I Cut Sugar for Just Two Weeks and My Husband Left Me

I Lived it:

Studies show that cutting refined sugar from your diet for even a short amount of time can have lasting health benefits. But I’ve never been one to trust science over personal anecdotal evidence, so I tried it myself, and the results were even more dramatic than I expected: In just two weeks of eliminating refined sugar from my diet, I lost 12 pounds, cured my chronic yeast infections, and woke up to find that David, my husband of eight years, had left me and our two young children.

 

All I can say is, “Wow, what a difference.”

 

The challenge really showed me how automatic my refined sugar consumption had been. The first day, I was stirring a heaping spoonful of sugar into my morning coffee before I caught myself! David and I had our usual fight about his parents before he left for work, and I made the children eat their breakfast in the yard so I wouldn’t cave and steal their Frosted Flakes.

 

 

Without any baking to do, I found myself with six to eight free hours per day. The time I had previously spent piping creamy filigree onto cupcakes and filling hundreds of mason jars with lingonberry mini pies now stretched endlessly into the void. I decided to use the time purging the kitchen—refined sugar was hiding in almost every item in our refrigerator! Then I sat motionless, staring at the wall until it was time to pick the children up from school. Without sugary treats, I had no way to entice them into expressing love for me, so I drove them home in silence. That night, my head was foggy and my nose itched. The craving for sugar was intense, so I nibbled on carrot sticks and hummus while wandering the streets, taking stock of my wasted years in a crumbling marriage. I had so much more energy!

 

When I woke up in the morning, my head was strangely clear, and I felt awake immediately—normally I need a cup of coffee (with cream and sugar, of course!) before I can even do laundry or make decorative bunting. But the worst of the sugar craving seemed to have passed. David cornered me in the kitchen. “Where the hell were you last night?” he whispered. “There’s someone else, isn’t there?”

 

“Sugar is a poison, David,” I shrugged, picking out a Pike Place Roast K-cup. “I have to do what’s right for my body.”

 

He turned away, tears springing to his eyes. “I can’t go on like this. We haven’t touched each other in months. I wanted to stay together for the kids, but I feel like I’m living with a stranger. I just… I just don’t think you’re the person I married.”

 

Over the next few days, things changed. I began to lose weight without even trying. Every morning, there was a pound or two less on my bathroom scale.
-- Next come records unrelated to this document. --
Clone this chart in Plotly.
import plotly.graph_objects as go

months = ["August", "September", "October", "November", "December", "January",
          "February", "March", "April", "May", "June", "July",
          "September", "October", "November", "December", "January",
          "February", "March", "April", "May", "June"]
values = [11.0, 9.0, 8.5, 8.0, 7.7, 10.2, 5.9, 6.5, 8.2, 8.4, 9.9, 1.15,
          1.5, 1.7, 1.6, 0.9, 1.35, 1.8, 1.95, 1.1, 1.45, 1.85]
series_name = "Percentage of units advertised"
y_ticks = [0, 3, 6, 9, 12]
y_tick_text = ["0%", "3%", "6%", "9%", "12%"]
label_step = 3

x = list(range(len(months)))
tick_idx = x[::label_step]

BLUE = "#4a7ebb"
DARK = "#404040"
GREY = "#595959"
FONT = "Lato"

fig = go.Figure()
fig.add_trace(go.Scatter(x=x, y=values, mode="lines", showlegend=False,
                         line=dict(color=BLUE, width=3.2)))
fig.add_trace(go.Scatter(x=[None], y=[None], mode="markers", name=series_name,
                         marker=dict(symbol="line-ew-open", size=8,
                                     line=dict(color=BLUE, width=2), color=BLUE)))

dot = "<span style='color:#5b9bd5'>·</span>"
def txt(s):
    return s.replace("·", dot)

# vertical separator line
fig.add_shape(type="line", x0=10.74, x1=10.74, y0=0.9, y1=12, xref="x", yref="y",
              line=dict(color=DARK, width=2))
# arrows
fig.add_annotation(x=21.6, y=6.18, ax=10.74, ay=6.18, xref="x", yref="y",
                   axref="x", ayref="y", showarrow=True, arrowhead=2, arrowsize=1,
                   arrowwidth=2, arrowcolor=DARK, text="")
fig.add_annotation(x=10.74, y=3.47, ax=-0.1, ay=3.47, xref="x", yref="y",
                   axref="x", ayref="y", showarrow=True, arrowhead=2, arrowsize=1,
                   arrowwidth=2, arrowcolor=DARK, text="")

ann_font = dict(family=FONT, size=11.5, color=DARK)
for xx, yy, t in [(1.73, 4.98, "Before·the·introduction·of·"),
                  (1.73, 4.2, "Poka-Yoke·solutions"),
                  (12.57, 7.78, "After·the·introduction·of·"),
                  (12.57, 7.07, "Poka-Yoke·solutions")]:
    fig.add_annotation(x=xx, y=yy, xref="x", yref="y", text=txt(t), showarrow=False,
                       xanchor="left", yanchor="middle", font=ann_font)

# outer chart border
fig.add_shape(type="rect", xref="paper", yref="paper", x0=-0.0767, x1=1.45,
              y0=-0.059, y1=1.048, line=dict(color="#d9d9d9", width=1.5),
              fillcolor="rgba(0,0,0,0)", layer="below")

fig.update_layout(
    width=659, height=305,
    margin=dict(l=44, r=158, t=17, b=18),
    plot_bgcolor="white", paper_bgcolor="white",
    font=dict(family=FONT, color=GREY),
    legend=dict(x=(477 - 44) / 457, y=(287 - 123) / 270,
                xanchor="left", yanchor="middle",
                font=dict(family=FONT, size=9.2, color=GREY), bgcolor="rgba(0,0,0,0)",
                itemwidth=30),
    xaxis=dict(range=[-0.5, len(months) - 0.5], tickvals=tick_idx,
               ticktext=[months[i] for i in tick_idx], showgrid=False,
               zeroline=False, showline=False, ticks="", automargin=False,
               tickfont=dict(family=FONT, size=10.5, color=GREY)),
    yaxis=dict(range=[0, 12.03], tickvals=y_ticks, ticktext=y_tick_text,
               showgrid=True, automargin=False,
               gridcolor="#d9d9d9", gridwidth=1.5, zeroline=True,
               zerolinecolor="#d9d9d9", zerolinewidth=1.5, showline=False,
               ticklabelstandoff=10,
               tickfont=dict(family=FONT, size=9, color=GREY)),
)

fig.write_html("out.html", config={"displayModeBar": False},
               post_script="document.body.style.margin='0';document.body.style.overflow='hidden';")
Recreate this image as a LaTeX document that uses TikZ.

David started spending nights in his “man cave” (a shack made of planks that he had hastily constructed in the backyard) and the yeast infection I’d been fighting ever since I hit puberty stopped. I felt like I’d lost a frothy, foul-smelling friend, but I knew it was for the best. This is also how I felt when David’s Mitsubishi Galant stopped showing up in our driveway.

 

 

The second week flew by. Avoiding refined sugar had become a habit; my senses came alive to the natural sweetness in fruits and vegetables, and I felt full for much longer after meals, especially the ones I shared post-coitus with my lover, Nathaniel. Two days before the end of the challenge, I woke to find David’s luggage gone and a note on his side of our bed. I blended it into my morning smoothie and it tasted great.

 

After cutting sugar for only two weeks, with no other changes to my diet, I finally felt like I no longer desired him in any way. I probably won’t keep up such a hardline diet now that the experiment is over, but it taught me that I don’t need many of the things our society takes for granted, like sweets or a life partner who can’t tie his own tie. So long, dead weight!